Within the controlled environment, we found the LENA DLP with LENA software could be used to detect between-group differences in various measures of vocalization. In each of the three scenarios, children with SM and control groups differed in mean vocalization counts per 5-min block. A statistically significant linear relationship was demonstrated between SM Symptom Severity (calculated from SMQ responses) and each of three outcome measures extracted by the LENA software (i.e., vocalization count, duration and conversational turns). Thus, the LENA measures appear to be sensitive to SM-related changes in child vocalization, a promising step forward for future use in clinical populations.

Conclusion

Selective Mutism is an understudied anxiety disorder that would benefit from objective measures to characterize the heterogeneity of symptoms and treatment outcomes. This study indicates that the extraction of features from passive audio can be informative for SM research.

The LENA device is appealing for assessment of clinical populations, such as SM patients due to its availability and automatic processing; however, the device presents specific limitations for use with these populations. LENA was developed for very young children, ages 0–4 years (46), and though our work indicates its potential for older participants, those populations are not the developers' focus. The LENA is also closed source and proprietary, meaning that its algorithms are unknown and immutable and we cannot know if our recordings are adequate for calibration. Lastly, the LENA is capable of recording successful vocalizations, but may not be able to detect unsuccessful or very low-volume vocalization attempts.
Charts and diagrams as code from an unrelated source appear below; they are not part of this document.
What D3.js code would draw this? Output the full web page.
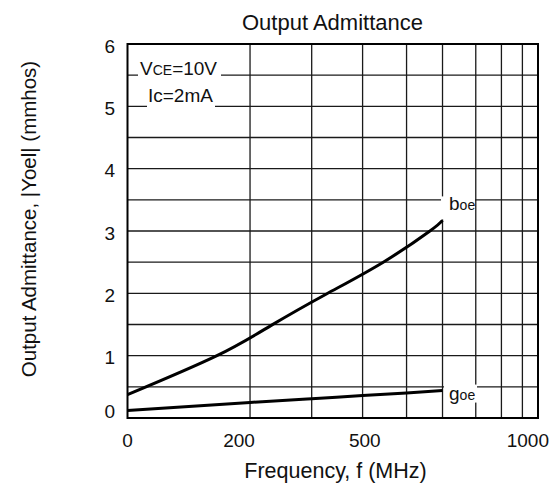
<!DOCTYPE html>
<html><head><meta charset="utf-8">
<script src="https://cdn.jsdelivr.net/npm/d3@7/dist/d3.min.js"></script>
<style>body{margin:0;background:#fff}svg{display:block}text{font-family:"Liberation Sans",Arial,sans-serif;fill:#111}</style>
</head><body><svg id="c" width="558" height="485"></svg>
<script>
// ---- data ----
const gridFreqs = [100,200,300,400,500,600,700,800,900,1000];
const xTickValues = [100,191,405,935];
const xTickLabels = ["0","200","500","1000"];
const yTicks = [0,1,2,3,4,5,6];
const yGrid = [0.5,1,1.5,2,2.5,3,3.5,4,4.5,5,5.5];
const boeFreq = [100,173,235,329,447,565,600];
const boeVal  = [0.374,1.0,1.49,1.99,2.50,3.00,3.17];
const goeFreq = [100,200,300,400,500,600];
const goeVal  = [0.12,0.25,0.31,0.36,0.40,0.44];

// ---- layout ----
const L=127.5, R=538, T=44, B=418;
const warp=[0,.2985,.4487,.5727,.6798,.7674,.8484,.9109,.9620,1];
const x=d3.scaleLinear().domain(gridFreqs).range(warp.map(w=>L+(R-L)*w));
const y=d3.scaleLinear().domain([0,6]).range([B,T]);
const svg=d3.select("#c");

// grid
const g=svg.append("g").attr("stroke","#1a1a1a").attr("stroke-width",1.3);
g.selectAll("line.v").data(gridFreqs.slice(1,-1)).join("line")
 .attr("x1",d=>x(d)).attr("x2",d=>x(d)).attr("y1",T).attr("y2",B);
g.selectAll("line.h").data(yGrid).join("line")
 .attr("x1",L).attr("x2",R).attr("y1",d=>y(d)).attr("y2",d=>y(d));
// frame
svg.append("rect").attr("x",L).attr("y",T).attr("width",R-L).attr("height",B-T)
 .attr("fill","none").attr("stroke","#000").attr("stroke-width",2);

// label backgrounds
function bg(x0,y0,w,h){svg.append("rect").attr("x",x0).attr("y",y0).attr("width",w).attr("height",h).attr("fill","#fff");}
bg(138,58,83,21);
bg(147,86,68,24);
const bEnd=[x(boeFreq[boeFreq.length-1]),y(boeVal[boeVal.length-1])];
const gEnd=[x(goeFreq[goeFreq.length-1]),y(goeVal[goeVal.length-1])];
bg(bEnd[0]-1.5,bEnd[1]-24,34,23);
bg(bEnd[0]+1.5,gEnd[1]-6,33,18);

// curves
const line=d3.line().curve(d3.curveNatural);
svg.append("path").attr("d",line(boeFreq.map((f,i)=>[x(f),y(boeVal[i])])))
 .attr("fill","none").attr("stroke","#000").attr("stroke-width",3);
svg.append("path").attr("d",line(goeFreq.map((f,i)=>[x(f),y(goeVal[i])])))
 .attr("fill","none").attr("stroke","#000").attr("stroke-width",3);

// curve labels
const tb=svg.append("text").attr("x",bEnd[0]+6.5).attr("y",bEnd[1]-10).attr("font-size",19);
tb.append("tspan").text("b"); tb.append("tspan").attr("font-size",14).text("oe");
const tg=svg.append("text").attr("x",gEnd[0]+6.5).attr("y",gEnd[1]+9).attr("font-size",19);
tg.append("tspan").text("g"); tg.append("tspan").attr("font-size",14).text("oe");

// conditions
const tv=svg.append("text").attr("x",140).attr("y",74.5).attr("font-size",19);
tv.append("tspan").text("V"); tv.append("tspan").attr("font-size",14).text("CE"); tv.append("tspan").text("=10V");
svg.append("text").attr("x",148).attr("y",101.5).attr("font-size",19).text("Ic=2mA");

// y ticks
svg.selectAll("text.yt").data(yTicks).join("text")
 .attr("x",115).attr("y",d=>y(d)+(d===0?-7:2)).attr("dy","0.35em")
 .attr("text-anchor","end").attr("font-size",19).text(d=>d);
// x ticks
svg.selectAll("text.xt").data(xTickValues).join("text")
 .attr("x",d=>x(d)).attr("y",447).attr("text-anchor","middle").attr("font-size",19)
 .text((d,i)=>xTickLabels[i]);

// titles
svg.append("text").attr("x",332.5).attr("y",30).attr("text-anchor","middle").attr("font-size",22).text("Output Admittance");
svg.append("text").attr("x",335.5).attr("y",478).attr("text-anchor","middle").attr("font-size",21.5).text("Frequency, f (MHz)");
svg.append("text").attr("transform","translate(36,219) rotate(-90)").attr("text-anchor","middle").attr("font-size",20.5)
 .text("Output Admittance, |Yoel| (mmhos)");
</script></body></html>
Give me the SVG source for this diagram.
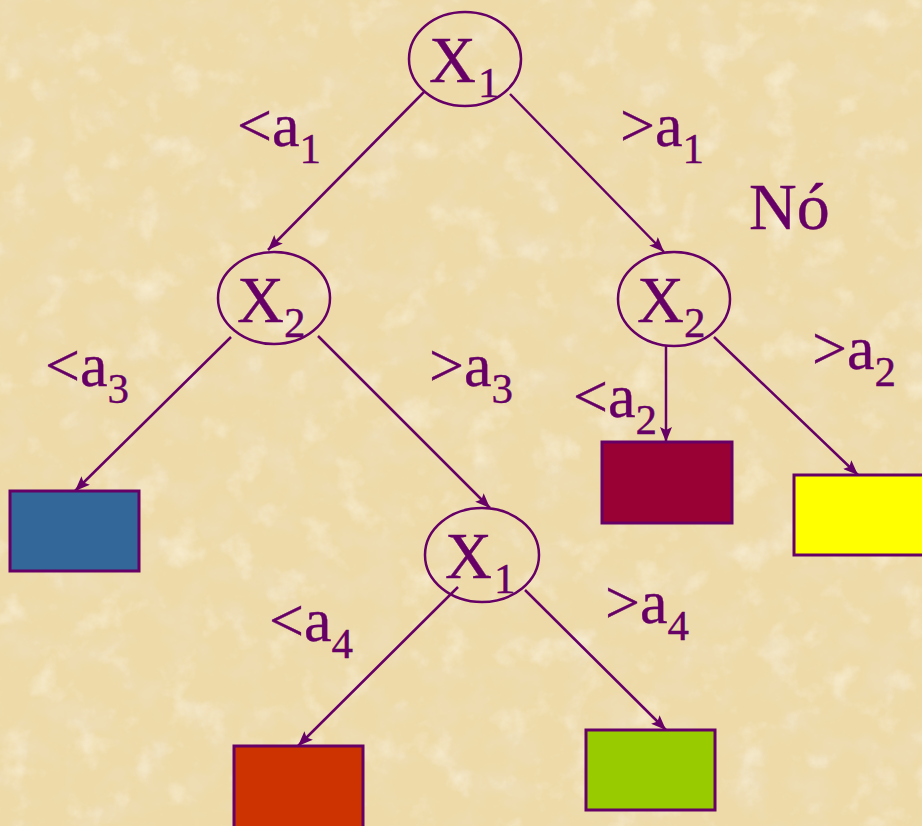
<svg xmlns="http://www.w3.org/2000/svg" width="922" height="826" viewBox="0 0 922 826">
  <defs>
    <filter id="parchment" x="0" y="0" width="100%" height="100%">
      <feTurbulence type="fractalNoise" baseFrequency="0.03" numOctaves="5" seed="11" result="noise"/>
      <!-- darker tan blotches -->
      <feColorMatrix in="noise" type="matrix" values="0 0 0 0 0.85  0 0 0 0 0.73  0 0 0 0 0.50  1.6 0 0 0 -0.7" result="dark"/>
      <!-- pale cream patches -->
      <feColorMatrix in="noise" type="matrix" values="0 0 0 0 0.98  0 0 0 0 0.93  0 0 0 0 0.78  0 -1.4 0 0 0.62" result="light"/>
      <feMerge>
        <feMergeNode in="SourceGraphic"/>
        <feMergeNode in="dark"/>
        <feMergeNode in="light"/>
      </feMerge>
    </filter>
    <marker id="arrow" markerUnits="userSpaceOnUse" markerWidth="16" markerHeight="12" refX="15" refY="6" orient="auto">
      <path d="M0,0 L15,6 L0,12 L3,6 z" fill="#660066"/>
    </marker>
    <style>
      .node ellipse { fill: none; stroke: #660066; stroke-width: 2.5; }
      .leaf rect { stroke: #660066; stroke-width: 3; }
      .edges line { stroke: #660066; stroke-width: 2.5; marker-end: url(#arrow); }
      text { font-family: "Liberation Serif", "Times New Roman", serif; fill: #660066; stroke: #660066; stroke-width: 0.4; }
      .var { font-size: 65px; }
      .lbl { font-size: 62px; }
      .sub { font-size: 43px; }
    </style>
  </defs>

  <!-- paper background -->
  <rect width="922" height="826" fill="#EEDAA8" filter="url(#parchment)"/>

  <!-- connectors -->
  <g id="edges" class="edges">
    <line x1="424" y1="92" x2="268" y2="250"/>
    <line x1="510" y1="94" x2="664" y2="252"/>
    <line x1="231" y1="337" x2="75" y2="491"/>
    <line x1="318" y1="336" x2="490" y2="508"/>
    <line x1="666" y1="346" x2="666" y2="442"/>
    <line x1="714" y1="337" x2="858" y2="475"/>
    <line x1="458" y1="587" x2="298" y2="746"/>
    <line x1="525" y1="590" x2="666" y2="730"/>
  </g>

  <!-- decision nodes -->
  <g id="n-root" class="node">
    <ellipse cx="465" cy="59" rx="56" ry="47"/>
    <text class="var" x="429" y="82">X<tspan class="sub" x="478" y="97">1</tspan></text>
  </g>
  <g id="n-left" class="node">
    <ellipse cx="274" cy="298" rx="56" ry="46"/>
    <text class="var" x="237" y="322">X<tspan class="sub" x="284" y="337">2</tspan></text>
  </g>
  <g id="n-right" class="node">
    <ellipse cx="674" cy="299" rx="56" ry="47"/>
    <text class="var" x="637" y="322">X<tspan class="sub" x="684" y="337">2</tspan></text>
  </g>
  <g id="n-mid" class="node">
    <ellipse cx="482" cy="555" rx="57" ry="47"/>
    <text class="var" x="445" y="578">X<tspan class="sub" x="494" y="593">1</tspan></text>
  </g>

  <!-- leaves -->
  <g id="leaf-blue" class="leaf"><rect x="10" y="491" width="129" height="80" fill="#336699"/></g>
  <g id="leaf-maroon" class="leaf"><rect x="602" y="442" width="130" height="81" fill="#990033"/></g>
  <g id="leaf-yellow" class="leaf"><rect x="794" y="475" width="130" height="80" fill="#FFFF00"/></g>
  <g id="leaf-red" class="leaf"><rect x="234" y="746" width="129" height="84" fill="#CC3300"/></g>
  <g id="leaf-green" class="leaf"><rect x="586" y="730" width="129" height="80" fill="#99CC00"/></g>

  <!-- branch labels -->
  <g id="labels">
    <text class="lbl" x="237" y="146">&lt;a<tspan class="sub" dy="17">1</tspan></text>
    <text class="lbl" x="620" y="146">&gt;a<tspan class="sub" dy="17">1</tspan></text>
    <text class="lbl" x="749" y="229" style="font-size:66px">Nó</text>
    <text class="lbl" x="45" y="386">&lt;a<tspan class="sub" dy="17">3</tspan></text>
    <text class="lbl" x="429" y="386">&gt;a<tspan class="sub" dy="17">3</tspan></text>
    <text class="lbl" x="573" y="417">&lt;a<tspan class="sub" dy="17">2</tspan></text>
    <text class="lbl" x="812" y="369">&gt;a<tspan class="sub" dy="17">2</tspan></text>
    <text class="lbl" x="269" y="641">&lt;a<tspan class="sub" dy="17">4</tspan></text>
    <text class="lbl" x="605" y="623">&gt;a<tspan class="sub" dy="17">4</tspan></text>
  </g>
</svg>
Moving forward, we will refine our experimental design based on lessons learned in this initial work, consider alternate or additional audio analysis options (47, 48) and develop more practical ways to use the LENA device for SM populations. The stimuli provided in each of these experiments did not provoke significant symptomatic behaviors from our participants; as such, future work may include more provocative stimuli (e.g., having a stranger offer a snack to probe for comorbid dysphagia).

As a behaviorally defined condition, SM appears to be derived from various heterogeneous factors (49), and “given the complexity of the phenomenon labeled 'selective mutism,' it appears that multiple measures and their degree of correspondence are necessary” [(50), p. 132]. Passive audio tools can provide multiple objective measures to better characterize SM and provide consistent feedback, empowering children and caregivers to better understand its etiology, to diagnose, and to treat SM in the future.

Ethics statement

This study was carried out in accordance with the recommendations of the Chesapeake IRB with written informed consent from all subjects. All subjects gave written informed consent in accordance with the Declaration of Helsinki. The protocol was approved by the Chesapeake IRB.

Author contributions

HX, JSt, RJ, RB, and MM contributed to the conception and design of the study. JSc contributed to participant recruitment. HX, JSt, RJ, and BK acquired data and obtained consent from all participants. HX, JSt, JC, JJS, and AK performed the statistical analysis. MM, HX, JSt, JJS, and JC wrote the manuscript. All authors contributed to manuscript revision, read and approved the submitted version.

Conflict of interest statement

The authors declare that the research was conducted in the absence of any commercial or financial relationships that could be construed as a potential conflict of interest.